Kembali logam panas seolah menusuk hati, membenamkan rasa, dan menghinakan diri. Betapa selama ini saya selalu meraup hak yang bukan milik pribadi, tanpa perasaan dosa sedikitpun saya kerap menggali lubang kenistaan tanpa terasa, yah sangat halus tanpa dosa sedikitpun. Hampir setiap saat saya mencaci dengki pada prilaku koruptor yang merampok uang negara, tapi setiap waktu pula saya terjebak pada sebuah lingkaran korup yang teramat halus. Berapa juta pulsa (bukan milik saya) dihabiskan hanya untuk bersenda gurau, berapa waktu saya buang hanya untuk meng-update status facebook dan chating mania pada office hours. Berapa kerugian yang telah saya ciptakan tanpa kontribusi signifikan pada company. Bekerja hanya menunggu akhir bulan tuk belanja, hasil dari kerja yang –nyaris- tak nyata. Jika dikumpulkan, mungkin kehinaan itu telah menumpuk menjadi pegunungan sampah yang sangat menjijikkan. Duh Gusti…Jika begitu, apa yang telah saya berikan pada anak dan istri (?) Halalkah semua yang mengalir dalam darah mereka (?) Yaa Ilahi Atubu Ilaika…
Saya lebih sering menghujat para penjahat, padahal diri seorang penghianat. Saya senang mengkritik, tetapi tak pernah otokritik. Saya sadar, teori agama manapun –tentunya- melarang setiap prilaku jahat, terlebih menutupinya dengan topeng kemunafikan. Bekerja kamuflase hanya menyisakkan kelelahan raga dan frustasi jiwa yang tak terhingga. Selama kerja terfokus pada penilaian pimpinan, maka selama itu jua topeng kemunafikan kan semakin lekat pada raga ini. Karena sejatinya, bekerja hanya untuk Dzat Maha Kaya, sebagai aksi manusia tuk mencari nafkah dan menggapai surga dunia serta akhirat. Biarlah Allah Maha Pemberi Rizki mengarahkan kran-kran rizki-Nya melalui para pimpinan. Sehingga teori “Ibda binafsika” (memulai dari diri sendiri) bukan hanya sebatas teori tanpa aksi.

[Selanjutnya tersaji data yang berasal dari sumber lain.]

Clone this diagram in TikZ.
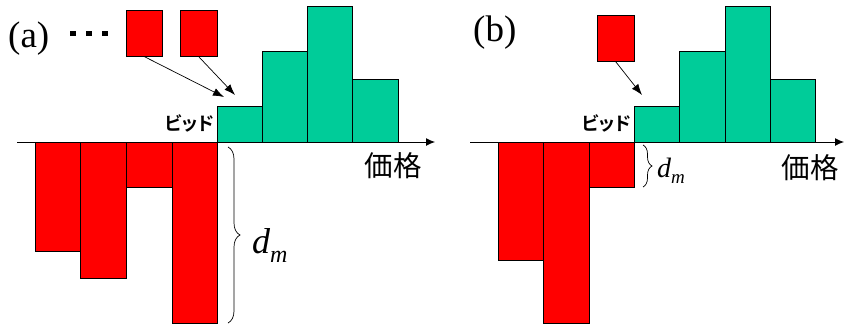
\documentclass[tikz,border=0pt]{standalone}
\usepackage{fontspec}
\setmainfont{Liberation Serif}[BoldFont={* Bold},ItalicFont={* Italic}]
\newfontfamily\tnr{Liberation Serif}[ItalicFont={Liberation Serif Italic}]
\newfontfamily\jp{Noto Sans CJK JP}[RawFeature=+palt]
\newfontfamily\jpb{Noto Sans CJK JP Bold}[RawFeature=+palt]
\usetikzlibrary{arrows.meta,decorations.pathreplacing}
\definecolor{barred}{RGB}{255,0,0}
\definecolor{bargreen}{RGB}{0,204,153}
\tikzset{
  redbar/.style={draw=black,fill=barred,line width=0.9pt},
  greenbar/.style={draw=black,fill=bargreen,line width=0.9pt},
  topsq/.style={draw=black,fill=barred,line width=0.9pt,inner sep=0pt,minimum height=46pt},
  axisline/.style={line width=0.9pt,-{Latex[length=9pt,width=8pt]}},
  bidarrow/.style={line width=0.7pt,-{Latex[length=11pt,width=8pt]}},
  bracestyle/.style={decorate,line width=0.7pt},
  bidlabel/.style={font=\jpb\fontsize{18.5}{18.5}\selectfont,inner sep=0pt,anchor=east},
  pricelabel/.style={font=\jp\fontsize{28.5}{28.5}\selectfont,inner sep=0pt},
  panellabel/.style={font=\tnr\fontsize{37}{37}\selectfont,inner sep=0pt,anchor=base west},
}
\begin{document}
\begin{tikzpicture}[x=1pt,y=-1pt]
\useasboundingbox (0,0) rectangle (844,324);
% ---------------- panel (a) ----------------
\node[panellabel] (la) at (8,47) {(a)};
\fill (70,31) rectangle (76,36);
\fill (86,31) rectangle (92,36);
\fill (102,31) rectangle (108,36);
% red bars (below axis)
\draw[redbar] (35,142) rectangle (80,251);
\draw[redbar] (80,142) rectangle (126,278);
\draw[redbar] (126,142) rectangle (172,187);
\draw[redbar] (172,142) rectangle (217,323.5);
% green bars (above axis)
\draw[greenbar] (217,106) rectangle (262.3,142);
\draw[greenbar] (262.3,51) rectangle (307.3,142);
\draw[greenbar] (307.3,6) rectangle (352.7,142);
\draw[greenbar] (352.7,79) rectangle (398.3,142);
% axis
\coordinate (axA0) at (17,142);
\coordinate (axA1) at (435,142);
\draw[axisline] (axA0) -- (axA1);
% top squares and arrows
\node[topsq,minimum width=36pt] (sqA1) at (144,33) {};
\node[topsq,minimum width=37pt] (sqA2) at (198.5,33) {};
\coordinate (tgA1) at (224,97);
\coordinate (tgA2) at (235,95);
\draw[bidarrow] (sqA1.south) -- (tgA1);
\draw[bidarrow] (sqA2.south) -- (tgA2);
% labels
\node[bidlabel] (bidA) at (214,123) {ビッド};
\node[pricelabel] (priceA) at (393,166) {価格};
\coordinate (brA0) at (228,147);
\coordinate (brA1) at (228,323);
\draw[bracestyle,decoration={brace,amplitude=12pt}] (brA0) -- (brA1);
\node[inner sep=0pt,anchor=base west] (dmA) at (252,253)
  {\tnr\fontsize{36}{36}\selectfont\itshape d\raisebox{-9pt}{\fontsize{24}{24}\selectfont m}};
% ---------------- panel (b) ----------------
\node[panellabel] (lb) at (473,41) {(b)};
\draw[redbar] (498,142) rectangle (543,260);
\draw[redbar] (543,142) rectangle (589,323.5);
\draw[redbar] (589,142) rectangle (634,187);
\draw[greenbar] (634,106) rectangle (679.5,142);
\draw[greenbar] (679.5,51) rectangle (725,142);
\draw[greenbar] (725,6) rectangle (770,142);
\draw[greenbar] (770,79) rectangle (815.3,142);
\coordinate (axB0) at (470,142);
\coordinate (axB1) at (844,142);
\draw[axisline] (axB0) -- (axB1);
\node[topsq,minimum width=37pt] (sqB1) at (615.5,38) {};
\coordinate (tgB1) at (642,95);
\draw[bidarrow] (sqB1.south) -- (tgB1);
\node[bidlabel] (bidB) at (631,123) {ビッド};
\node[pricelabel] (priceB) at (810,168) {価格};
\coordinate (brB0) at (643,145);
\coordinate (brB1) at (643,187);
\draw[bracestyle,decoration={brace,amplitude=9pt}] (brB0) -- (brB1);
\node[inner sep=0pt,anchor=base west] (dmB) at (657,177)
  {\tnr\fontsize{28}{28}\selectfont\itshape d\raisebox{-6pt}{\fontsize{19}{19}\selectfont m}};
\end{tikzpicture}
\end{document}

Dari sms teman itu, arah pikiran saya kembali tertuju pada penyakit kronis yang sangat berbahaya. Yakni kufur akan nikmat. Syukur hanya terbatas pada tutur. Titik tak berkoma. Jika direnungkan sebagai refleksi diri, maka betapa bodohnya diri ini menyiakan medan serta alat yang telah tersedia tuk mendulang rizki. Allah melalui kasih hamba-Nya telah menyediakan peluang yang sangat mudah tuk diraih. Padahal di luar sana, berjuta orang menjerit saling baku hantam mengejar sesuap nasi, tetapi saya selalu lupa tuk bersyukur menjaga amanah kerja yang terbentang.
Attitude is everything. Etika adalah segalanya, skill tanpa etika hanya menjadikan Arjuna berjiwa Rahwana. Me-re-fresh attitude adalah hal positif untuk sejenak berhenti, menatap dan menyegarkan kembali etika yang selama ini hanya sebatas bungkus tak berisi. Karena Allah tak kan pernah merubah nasib suatu kaum (Bangsa, komunitas, team work), sampai kaum itu merubah nasibnya sendiri. Maka setelah itu, tunggulah keajaiban yang akan datang. Ini bukan sabda ucapan ustadz, kyai atau juga Nabi. Tetapi ayat Allah yang tak pernah Dzalim terhadap hamba-Nya. (QS. 13:11).